**GIVEN MATERIAL:**
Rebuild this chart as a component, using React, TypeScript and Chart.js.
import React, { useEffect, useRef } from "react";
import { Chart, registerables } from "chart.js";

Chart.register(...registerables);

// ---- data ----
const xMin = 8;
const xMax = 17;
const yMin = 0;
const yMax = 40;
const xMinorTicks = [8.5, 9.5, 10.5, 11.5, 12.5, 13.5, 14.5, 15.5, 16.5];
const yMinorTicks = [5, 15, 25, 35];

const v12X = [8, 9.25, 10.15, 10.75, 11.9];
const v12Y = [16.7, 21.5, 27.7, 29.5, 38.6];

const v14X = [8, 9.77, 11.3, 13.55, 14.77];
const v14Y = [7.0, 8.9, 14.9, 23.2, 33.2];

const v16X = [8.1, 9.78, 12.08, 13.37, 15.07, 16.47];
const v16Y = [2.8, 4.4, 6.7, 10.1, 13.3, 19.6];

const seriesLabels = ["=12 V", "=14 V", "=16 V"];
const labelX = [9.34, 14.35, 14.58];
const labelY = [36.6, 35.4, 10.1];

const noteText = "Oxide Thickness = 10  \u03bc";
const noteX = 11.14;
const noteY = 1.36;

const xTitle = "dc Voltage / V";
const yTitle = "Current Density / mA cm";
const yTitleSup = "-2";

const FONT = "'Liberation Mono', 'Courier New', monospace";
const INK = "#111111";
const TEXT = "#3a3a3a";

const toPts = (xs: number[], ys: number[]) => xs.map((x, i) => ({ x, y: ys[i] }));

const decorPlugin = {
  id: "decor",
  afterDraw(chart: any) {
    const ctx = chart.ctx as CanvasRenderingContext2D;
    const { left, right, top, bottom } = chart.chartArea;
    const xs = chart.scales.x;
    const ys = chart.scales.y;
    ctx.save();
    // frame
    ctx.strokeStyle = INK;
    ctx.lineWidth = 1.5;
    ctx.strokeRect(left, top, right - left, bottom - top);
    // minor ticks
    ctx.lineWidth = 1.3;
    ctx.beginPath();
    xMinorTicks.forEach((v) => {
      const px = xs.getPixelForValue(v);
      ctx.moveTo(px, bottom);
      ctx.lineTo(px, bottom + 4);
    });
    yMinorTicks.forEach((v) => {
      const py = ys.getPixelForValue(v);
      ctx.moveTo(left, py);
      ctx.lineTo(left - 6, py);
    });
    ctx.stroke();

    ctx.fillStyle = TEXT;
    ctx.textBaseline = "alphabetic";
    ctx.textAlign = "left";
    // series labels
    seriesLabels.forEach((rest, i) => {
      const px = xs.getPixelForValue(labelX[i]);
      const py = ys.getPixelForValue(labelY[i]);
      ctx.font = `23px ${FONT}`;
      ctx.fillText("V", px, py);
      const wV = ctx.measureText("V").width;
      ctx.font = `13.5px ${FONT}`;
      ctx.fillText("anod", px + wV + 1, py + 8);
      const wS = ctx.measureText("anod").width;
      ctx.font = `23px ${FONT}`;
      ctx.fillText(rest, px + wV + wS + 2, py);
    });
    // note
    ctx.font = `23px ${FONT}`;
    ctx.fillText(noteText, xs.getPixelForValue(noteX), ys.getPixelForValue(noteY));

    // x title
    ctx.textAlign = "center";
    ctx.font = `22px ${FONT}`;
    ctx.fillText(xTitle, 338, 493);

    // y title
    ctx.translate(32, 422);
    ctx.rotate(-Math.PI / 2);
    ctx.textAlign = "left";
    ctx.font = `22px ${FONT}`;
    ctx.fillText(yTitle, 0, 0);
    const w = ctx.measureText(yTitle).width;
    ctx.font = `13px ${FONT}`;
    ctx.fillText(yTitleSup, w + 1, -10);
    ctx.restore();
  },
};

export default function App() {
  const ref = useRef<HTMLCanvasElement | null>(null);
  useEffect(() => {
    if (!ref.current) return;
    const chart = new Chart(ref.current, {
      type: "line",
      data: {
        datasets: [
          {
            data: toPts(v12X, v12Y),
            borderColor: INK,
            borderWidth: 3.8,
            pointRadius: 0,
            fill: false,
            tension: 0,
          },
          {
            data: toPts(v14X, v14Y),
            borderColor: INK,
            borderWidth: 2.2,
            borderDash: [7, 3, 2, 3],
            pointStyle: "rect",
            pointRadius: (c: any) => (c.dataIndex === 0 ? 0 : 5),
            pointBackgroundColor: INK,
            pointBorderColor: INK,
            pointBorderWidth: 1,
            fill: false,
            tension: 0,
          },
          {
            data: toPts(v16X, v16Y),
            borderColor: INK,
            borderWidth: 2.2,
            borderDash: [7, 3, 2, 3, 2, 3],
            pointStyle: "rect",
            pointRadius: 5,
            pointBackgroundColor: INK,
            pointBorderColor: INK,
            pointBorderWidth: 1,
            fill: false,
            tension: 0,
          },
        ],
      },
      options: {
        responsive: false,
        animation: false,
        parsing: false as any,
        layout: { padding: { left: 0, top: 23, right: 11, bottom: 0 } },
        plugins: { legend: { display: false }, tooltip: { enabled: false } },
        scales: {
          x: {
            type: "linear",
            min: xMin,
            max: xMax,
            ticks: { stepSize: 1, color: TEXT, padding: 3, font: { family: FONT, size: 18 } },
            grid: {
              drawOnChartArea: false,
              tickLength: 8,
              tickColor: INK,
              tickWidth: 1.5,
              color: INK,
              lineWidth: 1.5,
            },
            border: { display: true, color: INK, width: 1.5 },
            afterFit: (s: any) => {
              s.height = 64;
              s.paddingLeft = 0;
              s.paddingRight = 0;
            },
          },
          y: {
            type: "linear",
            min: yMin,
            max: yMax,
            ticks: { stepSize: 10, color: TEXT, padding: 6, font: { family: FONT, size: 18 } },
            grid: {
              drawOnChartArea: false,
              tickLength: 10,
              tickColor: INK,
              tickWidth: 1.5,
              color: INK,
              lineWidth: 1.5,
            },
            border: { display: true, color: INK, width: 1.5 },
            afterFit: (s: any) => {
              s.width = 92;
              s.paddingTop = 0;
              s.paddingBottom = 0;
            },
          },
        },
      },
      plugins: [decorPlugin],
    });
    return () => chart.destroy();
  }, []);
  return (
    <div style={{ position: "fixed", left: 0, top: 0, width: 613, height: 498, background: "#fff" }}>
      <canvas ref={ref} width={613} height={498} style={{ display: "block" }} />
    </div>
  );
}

**WORK TO BE COMPLETED:**
Your task is to output all of the data above word for word.

**EXPECTED ANSWER:**
Rebuild this chart as a component, using React, TypeScript and Chart.js.
import React, { useEffect, useRef } from "react";
import { Chart, registerables } from "chart.js";

Chart.register(...registerables);

// ---- data ----
const xMin = 8;
const xMax = 17;
const yMin = 0;
const yMax = 40;
const xMinorTicks = [8.5, 9.5, 10.5, 11.5, 12.5, 13.5, 14.5, 15.5, 16.5];
const yMinorTicks = [5, 15, 25, 35];

const v12X = [8, 9.25, 10.15, 10.75, 11.9];
const v12Y = [16.7, 21.5, 27.7, 29.5, 38.6];

const v14X = [8, 9.77, 11.3, 13.55, 14.77];
const v14Y = [7.0, 8.9, 14.9, 23.2, 33.2];

const v16X = [8.1, 9.78, 12.08, 13.37, 15.07, 16.47];
const v16Y = [2.8, 4.4, 6.7, 10.1, 13.3, 19.6];

const seriesLabels = ["=12 V", "=14 V", "=16 V"];
const labelX = [9.34, 14.35, 14.58];
const labelY = [36.6, 35.4, 10.1];

const noteText = "Oxide Thickness = 10  \u03bc";
const noteX = 11.14;
const noteY = 1.36;

const xTitle = "dc Voltage / V";
const yTitle = "Current Density / mA cm";
const yTitleSup = "-2";

const FONT = "'Liberation Mono', 'Courier New', monospace";
const INK = "#111111";
const TEXT = "#3a3a3a";

const toPts = (xs: number[], ys: number[]) => xs.map((x, i) => ({ x, y: ys[i] }));

const decorPlugin = {
  id: "decor",
  afterDraw(chart: any) {
    const ctx = chart.ctx as CanvasRenderingContext2D;
    const { left, right, top, bottom } = chart.chartArea;
    const xs = chart.scales.x;
    const ys = chart.scales.y;
    ctx.save();
    // frame
    ctx.strokeStyle = INK;
    ctx.lineWidth = 1.5;
    ctx.strokeRect(left, top, right - left, bottom - top);
    // minor ticks
    ctx.lineWidth = 1.3;
    ctx.beginPath();
    xMinorTicks.forEach((v) => {
      const px = xs.getPixelForValue(v);
      ctx.moveTo(px, bottom);
      ctx.lineTo(px, bottom + 4);
    });
    yMinorTicks.forEach((v) => {
      const py = ys.getPixelForValue(v);
      ctx.moveTo(left, py);
      ctx.lineTo(left - 6, py);
    });
    ctx.stroke();

    ctx.fillStyle = TEXT;
    ctx.textBaseline = "alphabetic";
    ctx.textAlign = "left";
    // series labels
    seriesLabels.forEach((rest, i) => {
      const px = xs.getPixelForValue(labelX[i]);
      const py = ys.getPixelForValue(labelY[i]);
      ctx.font = `23px ${FONT}`;
      ctx.fillText("V", px, py);
      const wV = ctx.measureText("V").width;
      ctx.font = `13.5px ${FONT}`;
      ctx.fillText("anod", px + wV + 1, py + 8);
      const wS = ctx.measureText("anod").width;
      ctx.font = `23px ${FONT}`;
      ctx.fillText(rest, px + wV + wS + 2, py);
    });
    // note
    ctx.font = `23px ${FONT}`;
    ctx.fillText(noteText, xs.getPixelForValue(noteX), ys.getPixelForValue(noteY));

    // x title
    ctx.textAlign = "center";
    ctx.font = `22px ${FONT}`;
    ctx.fillText(xTitle, 338, 493);

    // y title
    ctx.translate(32, 422);
    ctx.rotate(-Math.PI / 2);
    ctx.textAlign = "left";
    ctx.font = `22px ${FONT}`;
    ctx.fillText(yTitle, 0, 0);
    const w = ctx.measureText(yTitle).width;
    ctx.font = `13px ${FONT}`;
    ctx.fillText(yTitleSup, w + 1, -10);
    ctx.restore();
  },
};

export default function App() {
  const ref = useRef<HTMLCanvasElement | null>(null);
  useEffect(() => {
    if (!ref.current) return;
    const chart = new Chart(ref.current, {
      type: "line",
      data: {
        datasets: [
          {
            data: toPts(v12X, v12Y),
            borderColor: INK,
            borderWidth: 3.8,
            pointRadius: 0,
            fill: false,
            tension: 0,
          },
          {
            data: toPts(v14X, v14Y),
            borderColor: INK,
            borderWidth: 2.2,
            borderDash: [7, 3, 2, 3],
            pointStyle: "rect",
            pointRadius: (c: any) => (c.dataIndex === 0 ? 0 : 5),
            pointBackgroundColor: INK,
            pointBorderColor: INK,
            pointBorderWidth: 1,
            fill: false,
            tension: 0,
          },
          {
            data: toPts(v16X, v16Y),
            borderColor: INK,
            borderWidth: 2.2,
            borderDash: [7, 3, 2, 3, 2, 3],
            pointStyle: "rect",
            pointRadius: 5,
            pointBackgroundColor: INK,
            pointBorderColor: INK,
            pointBorderWidth: 1,
            fill: false,
            tension: 0,
          },
        ],
      },
      options: {
        responsive: false,
        animation: false,
        parsing: false as any,
        layout: { padding: { left: 0, top: 23, right: 11, bottom: 0 } },
        plugins: { legend: { display: false }, tooltip: { enabled: false } },
        scales: {
          x: {
            type: "linear",
            min: xMin,
            max: xMax,
            ticks: { stepSize: 1, color: TEXT, padding: 3, font: { family: FONT, size: 18 } },
            grid: {
              drawOnChartArea: false,
              tickLength: 8,
              tickColor: INK,
              tickWidth: 1.5,
              color: INK,
              lineWidth: 1.5,
            },
            border: { display: true, color: INK, width: 1.5 },
            afterFit: (s: any) => {
              s.height = 64;
              s.paddingLeft = 0;
              s.paddingRight = 0;
            },
          },
          y: {
            type: "linear",
            min: yMin,
            max: yMax,
            ticks: { stepSize: 10, color: TEXT, padding: 6, font: { family: FONT, size: 18 } },
            grid: {
              drawOnChartArea: false,
              tickLength: 10,
              tickColor: INK,
              tickWidth: 1.5,
              color: INK,
              lineWidth: 1.5,
            },
            border: { display: true, color: INK, width: 1.5 },
            afterFit: (s: any) => {
              s.width = 92;
              s.paddingTop = 0;
              s.paddingBottom = 0;
            },
          },
        },
      },
      plugins: [decorPlugin],
    });
    return () => chart.destroy();
  }, []);
  return (
    <div style={{ position: "fixed", left: 0, top: 0, width: 613, height: 498, background: "#fff" }}>
      <canvas ref={ref} width={613} height={498} style={{ display: "block" }} />
    </div>
  );
}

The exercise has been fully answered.